Carsten Nicolai may be best known for spelunking the crevasse between digital experimentation and electronic music and emerging with pure and stunning synthetic examples, but today, perhaps more than ever, much of his effort is concentrated on fine art. His current solo exhibition at London’s Ibid Projects on the ever-evolving Hoxton Square is arranged over three floors and presents handful of simple-looking works which disguise a theoretical backdrop grounded in metaphysical experimentation.
The works on display appear to be completely unlike anything we have come to expect from Nicolai who leaves hangar-sized LED screens in his wake. However, this modest collection of pieces operate on a similar thematic level to the rest of his oeuvre. Much of his music deals with the electronic error, the digital signal and the pulse, all elements that can be defined, broken down, and articulated.
This exhibition works on this semiotic plane but the signals involved this time are more cosmic, often hailing from background radiation or the movement of water droplets in the troposphere.
The steam shimmering over thermic reminds us that there is still a gentleness to industry. The sounds produced by the processing of our bodily radiation, measured on an industrial Geiger counter, reminds us that we are but particles, affecting the world around us, an actor-network of connections. Our actions have reactions. These may usually be imperceptible, but many of Nicolai’s works highlight and emphasize their existence.
Ibid has worked with Nicolai before, presenting a stunning collection of moiré drawings in their 2012 group exhibition, but in this show the idea of interference within patterns is expanded upon, demonstrating the inverse: patterns caused by interference.

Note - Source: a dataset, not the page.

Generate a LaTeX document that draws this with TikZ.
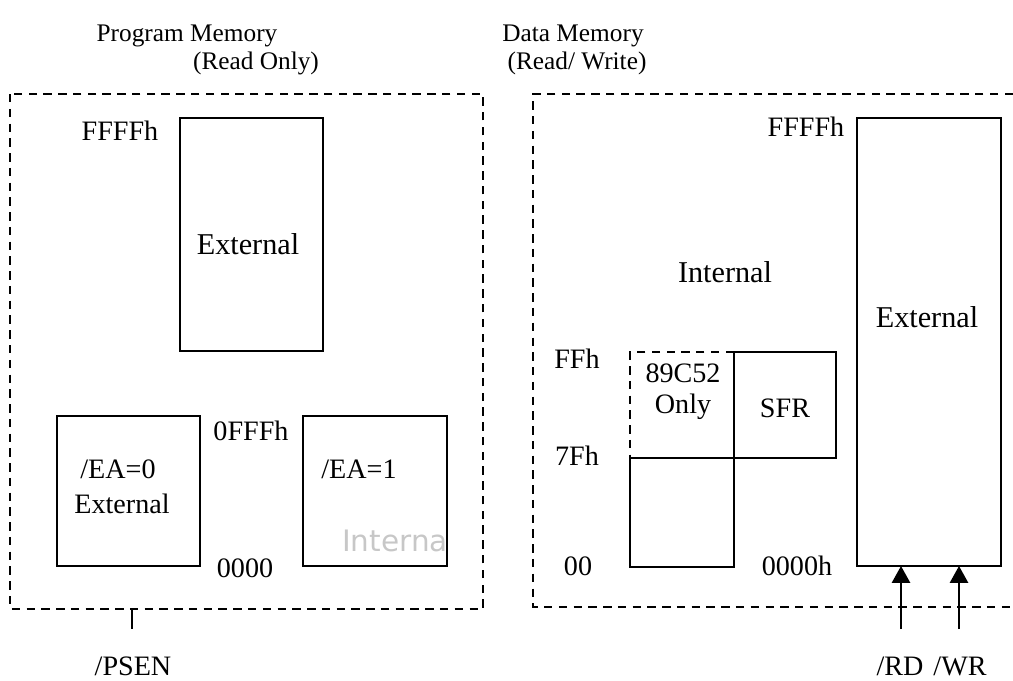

The notion of the random appears prevalent in much of Nicolai’s work: in all the pieces presented here, randomness dictates the ultimate result, from the cloud formations shown in the video piece future past perfect pt. 04 (stratus) to the dust particles magnified in the wismut series of prints. But for some reason this randomness sits in perfect harmony with the precise calculation that clearly heavily infers the process of the work’s creation.
Carsten uses as his subject matter the full visible and invisible spectrum, using conventional media as outlets to represent the unimaginable, allowing the audience to both appreciate the intricacies of nature, while also providing visual illusions through the exploitation of the world’s relationship with the natural. Because of this, the show is hugely accessible and relevant to all.
Carsten Nicolai is a multi-disciplinary artist born in 1965 in Karl-Marx-Stadt, Germany. Working under various pseudonyms, Nicolai “seeks to overcome a separation of art forms and genres for an integrated artistic approach”. His work has been exhibited in numerous internationally-renowned venues including Solomon R. Guggenheim museum in New York, the San Francisco Museum of Modern Art, Centre Pompidou in Paris, Kunsthaus Graz in Austria and the Tate Modern in London.